Amir Abboud, Karl Bringmann, Nick Fischer

The "short cycle removal" technique was recently introduced by Abboud, Bringmann, Khoury and Zamir (STOC '22) to prove fine-grained hardness of approximation. Its main technical result is that listing all triangles in an $n^{1/2}$-regular graph is $n^{2-o(1)}$-hard under the 3-SUM conjecture even when the number of short cycles is small; namely, when the number of $k$-cycles is $O(n^{k/2+\gamma})$ for $\gamma<1/2$. Abboud et al. achieve $\gamma\geq 1/4$ by applying structure vs. randomness arguments on graphs. In this paper, we take a step back and apply conceptually similar arguments on the numbers of the 3-SUM problem. Consequently, we achieve the best possible $\gamma=0$ and the following lower bounds under the 3-SUM conjecture: * Approximate distance oracles: The seminal Thorup-Zwick distance oracles achieve stretch $2k\pm O(1)$ after preprocessing a graph in $O(m n^{1/k})$ time.
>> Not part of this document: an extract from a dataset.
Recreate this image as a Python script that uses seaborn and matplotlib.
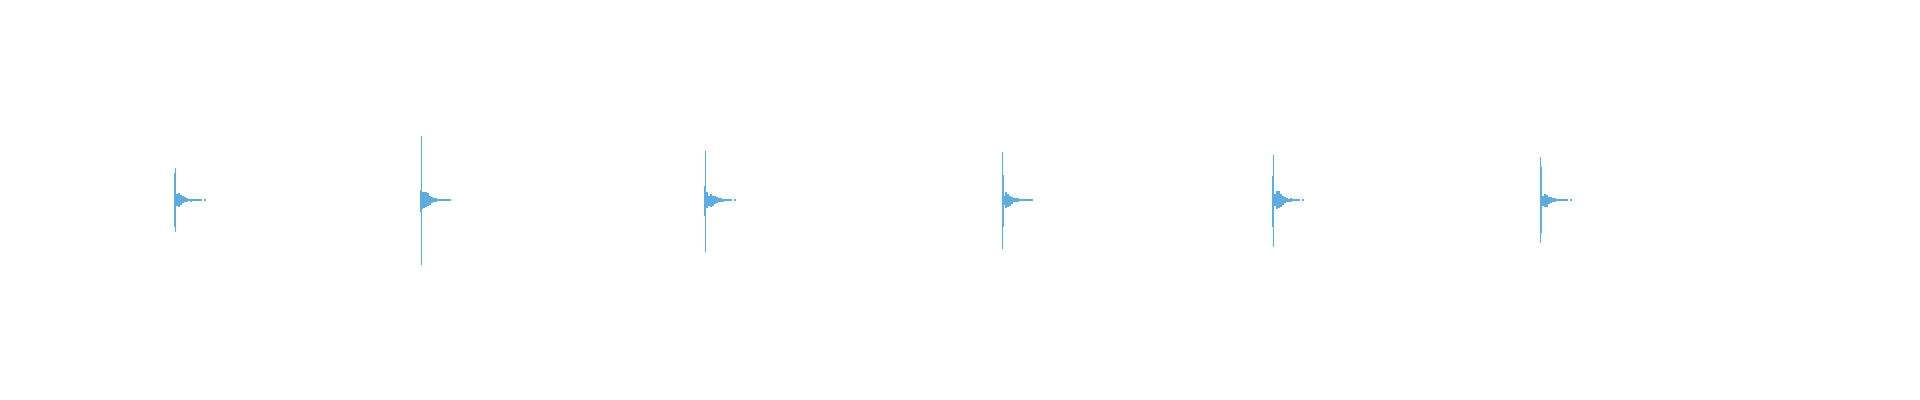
import matplotlib
matplotlib.use("Agg")
import matplotlib.pyplot as plt
import seaborn as sns
import pandas as pd

sns.set_theme(style="white")

WAVE_COLOR = "#5DADE2"

# Onset time (s) of each hit: first column of the transient
hit_times = [1.0906, 2.6219, 4.4031, 6.2594, 7.9531, 9.6281]

# First two sample columns of each hit (positive / negative peak amplitude)
col0_up = [0.134, 0.0525, 0.069, 0.2425, 0.1225, 0.214]
col0_dn = [0.131, 0.0525, 0.0725, 0.241, 0.1275, 0.2075]
col1_up = [0.159, 0.3225, 0.2475, 0.1275, 0.2275, 0.1675]
col1_dn = [0.156, 0.3175, 0.2525, 0.1275, 0.2275, 0.161]

# Decaying tail envelope after each hit (every 12.5 ms)
tail_up = [
    [0.031, 0.034, 0.026, 0.0225, 0.014, 0.009, 0.004, 0.0075, 0.003, 0.003, 0.003, 0.003, 0.003, 0, 0.003],
    [0.039, 0.0425, 0.0425, 0.034, 0.0225, 0.014, 0.009, 0.011, 0.006, 0.004, 0.004, 0.003, 0.003, 0.003, 0.003],
    [0.039, 0.0225, 0.031, 0.0225, 0.019, 0.014, 0.011, 0.009, 0.0075, 0.004, 0.003, 0.003, 0.003, 0, 0.003],
    [0.0225, 0.039, 0.031, 0.0225, 0.014, 0.011, 0.009, 0.011, 0.006, 0.003, 0.003, 0.003, 0.003, 0.003, 0.003],
    [0.031, 0.0475, 0.044, 0.031, 0.0225, 0.014, 0.011, 0.0075, 0.009, 0.006, 0.004, 0.003, 0.003, 0, 0.003],
    [0.0225, 0.031, 0.0275, 0.0175, 0.014, 0.009, 0.011, 0.006, 0.004, 0.003, 0.003, 0.003, 0.003, 0, 0.003],
]
tail_dn = [
    [0.0275, 0.0325, 0.0225, 0.016, 0.011, 0.0075, 0.004, 0.0075, 0.003, 0.003, 0.003, 0.003, 0.003, 0, 0.003],
    [0.044, 0.039, 0.036, 0.0275, 0.0225, 0.0125, 0.009, 0.0075, 0.006, 0.004, 0.004, 0.003, 0.003, 0.003, 0.003],
    [0.041, 0.0275, 0.036, 0.0275, 0.021, 0.016, 0.011, 0.009, 0.0075, 0.004, 0.003, 0.003, 0.003, 0, 0.003],
    [0.024, 0.041, 0.036, 0.0275, 0.019, 0.011, 0.0075, 0.011, 0.006, 0.003, 0.003, 0.003, 0.003, 0.003, 0.003],
    [0.0275, 0.044, 0.039, 0.0325, 0.0225, 0.016, 0.011, 0.0075, 0.009, 0.006, 0.004, 0.003, 0.003, 0, 0.003],
    [0.0275, 0.036, 0.0325, 0.019, 0.014, 0.009, 0.011, 0.006, 0.004, 0.003, 0.003, 0.003, 0.003, 0, 0.003],
]

DURATION = 12.0
W, H, DPI = 1920, 400, 100
dt = DURATION / W  # seconds per pixel column

rows = []
for i, t0 in enumerate(hit_times):
    rows.append(dict(t=t0, top=col0_up[i], bot=-col0_dn[i], kind="peak"))
    rows.append(dict(t=t0 + dt, top=col1_up[i], bot=-col1_dn[i], kind="peak"))
    for k, (u, d) in enumerate(zip(tail_up[i], tail_dn[i])):
        if u == 0 and d == 0:
            continue
        rows.append(dict(t=t0 + 2 * dt + (2 * k + 0.5) * dt, top=u, bot=-d, kind="tail"))
df = pd.DataFrame(rows)

fig = plt.figure(figsize=(W / DPI, H / DPI), dpi=DPI)
ax = fig.add_axes([0, 0, 1, 1])
px_pt = 72.0 / DPI
pk = df[df.kind == "peak"]
tl = df[df.kind == "tail"]
ax.vlines(pk.t, pk.bot, pk.top, color=WAVE_COLOR, linewidth=1.0 * px_pt, antialiased=False)
ax.vlines(tl.t, tl.bot, tl.top, color=WAVE_COLOR, linewidth=2.0 * px_pt, antialiased=False)
ax.set_xlim(0, DURATION)
ax.set_ylim(-1, 1)
ax.axis("off")
fig.savefig("out.png", dpi=DPI, facecolor="white")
For the same stretch, and assuming the query time is $n^{o(1)}$ Abboud et al. proved an $\Omega(m^{1+\frac{1}{12.7552 \cdot k}})$ lower bound on the preprocessing time; we improve it to $\Omega(m^{1+\frac1{2k}})$ which is only a factor 2 away from the upper bound. We also obtain tight bounds for stretch $2+o(1)$ and $3-\epsilon$ and higher lower bounds for dynamic shortest paths. * Listing 4-cycles: Abboud et al. proved the first super-linear lower bound for listing all 4-cycles in a graph, ruling out $(m^{1.1927}+t)^{1+o(1)}$ time algorithms where $t$ is the number of 4-cycles. We settle the complexity of this basic problem by showing that the $\widetilde{O}(\min(m^{4/3},n^2) +t)$ upper bound is tight up to $n^{o(1)}$ factors. Our results exploit a rich tool set from additive combinatorics, most notably the Balog-Szemer\'edi-Gowers theorem and Rusza's covering lemma. A key ingredient that may be of independent interest is a subquadratic algorithm for 3-SUM if one of the sets has small doubling.